Designing Deeply Engaging Online Communities (project 1)

The growing role of online communities in society and the stake they have in modern social interactions has
given rise to an interest in how to design these systems. Though scholars have been quick to cite many
exemplars of thriving, flourishing communities and, from the analysis of these communities, decipher
reasons for the likely factors of their success, the understanding gained from this practice, while offering
some guidance to designers, often lacks the power to explain why seemingly similar communities can have
widely varied outcomes in terms of their success. Moreover, of the many online communities that have been
cited as exemplars over the past decades, only a handful remain in existence today. These serve to illustrate
how the current knowledge of online community design is incomplete and lacking the underlying theory
necessary to adequately inform the creation of engaging and sustainable communities.
In my dissertation I asked the question, “now that we have an abundance of techniques that allow for
involvement and communication to occur online, how can they be arranged to create an environment
conducive to deep engagement? How can an online community be engineered so that it is personally and
purposefully meaningful?” I chose adolescents as a group of study, given their status as the avant-garde of
online communication, and situated my research within an online community for adolescents named
Fieldtrip. Created as a community of co-created knowledge fostered by the production and sharing of
authentic and representative media, Fieldtrip invites teens to collaborate with their peers and adults in order
to determine what education means to them now and in the future. It is a multi-year, multidisciplinary
venture undertaken with the goal of stimulating under-engaged adolescents to rethink their ideas about
education and become more invested in learning and school.

After examining how adolescents interacted in the first version of the Fieldtrip online community (which was
designed in accordance with existing best practices), I generated theories to explain where the design was
limiting interaction. These limitations were then mapped to enabling technologies and practices, which I am
currently applying in an iterative redesign of the online community to assess the community’s ability to
increase levels of engagement. This research will result in development of guidelines for designers of
adolescent online communities that reflect a refined best practice.

As an extension to my dissertation, I would like to explore the fit of guidelines in other settings beyond those
catered toward an adolescent population. By using these guidelines to inform the design of other online
communities and monitoring the changes that result, I can continue to refine these guidelines and move
towards the grounded construction of a new design theory for deep engagement that can better direct the
design of all online communities.

Managing the Multiplicity of Online Presence (project 2)

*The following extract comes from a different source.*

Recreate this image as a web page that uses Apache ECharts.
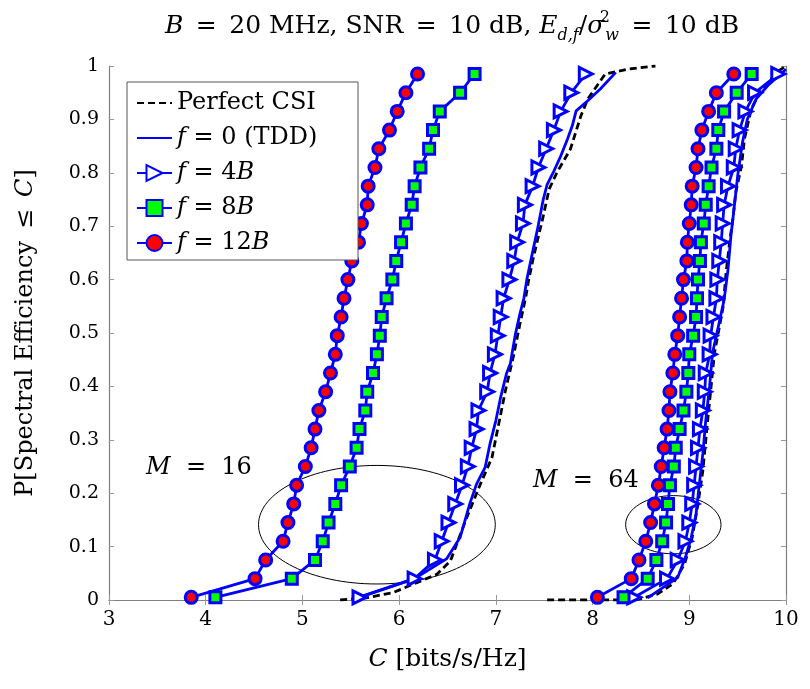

Identity management has long been a concern for designers of online communities seeking to augment the
social interaction in their communities by enabling users to develop expressive and persistent identities.
Recently, the advent and increasing popularity of social networking applications have reemphasized the
importance of identity by highlighting the online profile as a primary mechanism for user representation.

There are nearly as many designs for the online profile as there are online communities. These differences in
design go beyond just site branding and visual layout. Features vary between profiles, as does the basis of
their construction - from system-generated attributes, to community feedback, to aspects that are self-
constructed. Cultural trends further complicate the practice of identity management. Online profiles are
transient as users migrate from site to site. It is also common for users to maintain a simultaneous presence
within multiple online communities. In short, an online profile is not a monolithic system, but rather exists
as an element within a user's interwoven web of identities.

To advance the design of online profiles requires building an understanding of the patterns and practices of
how users navigate multiple points of online presence. Specifically, I am interested in exploring what social
practices are modified or established as the activities of identity management become diffused across a
network of profiles; in particular, how does this alter the perception of a user's identity, and how might this
impact the way that communities are designed to support identity management?

Fieldtrip offers the opportunity to collect a rich set of data on the varied points of external presence that its
users maintain. As a trial with the first iteration of the community, I recorded the various profiles maintained
by a small sample of users. I will be expanding this to account for a larger number of users in future iterations
of Fieldtrip and intend to also solicit involvement from other online communities. After recording these
profiles, my intention is to mine the data for patterns that will inform the creation of more suitable online
profiles and presence management tools. These could be evaluated in future iterations of online
communities. The outcome of this project will result in a greater awareness of the ways that users manage
their multiplicity of online presence, and contribute to the development of design guidelines for online
profiles.

Transforming the workplace by realizing personal networks (project 3)

A hallmark of online communication is that it transcends physical location. Increasing attention has been
given to the communication that extends from employees to their social contacts outside of the organization.
Much of the attention has been critical of this practice, citing the negative consequences from uncontrolled
and unfettered communication, and recommending the establishment of barriers between work and
consumer communication.

However, for many, ICT has enabled a pervasive social experience that extends beyond traditional
organizational boundaries. Particularly for younger generations entering the workforce, work-related
questions are routinely asked and answered among networks of close friends. Under such thinking, the
productivity of an employee is impacted by the extent of the relationships they have, many of which exist
outside of their workplace. This challenges the assumption that creating barriers is the most effective
managerial strategy and instead raises the question, “how does a manager manage this new paradigm?”


A starting point for studying how personal networks are utilized in the workplace is to examine interactions
that occur within the social networks of employees within a select number of organizations. Data points will
include observations of computer-mediated communication between internal employees and those outside of
their organization, explicit statements of codes of conduct, and interviews with management. Collection and
analysis of this data will be used to form an initial set of theories explaining the impact that certain policies
and tool configurations have on collaborative work based on external social networks. From this
understanding, a set of candidate organizations will be selected for more long-term investigation to test the
initial theories. This study will inform the selection and creation of policies and practices surrounding the use
of personal networks in the workplace and offer recommendations for optimizing the workforce within it.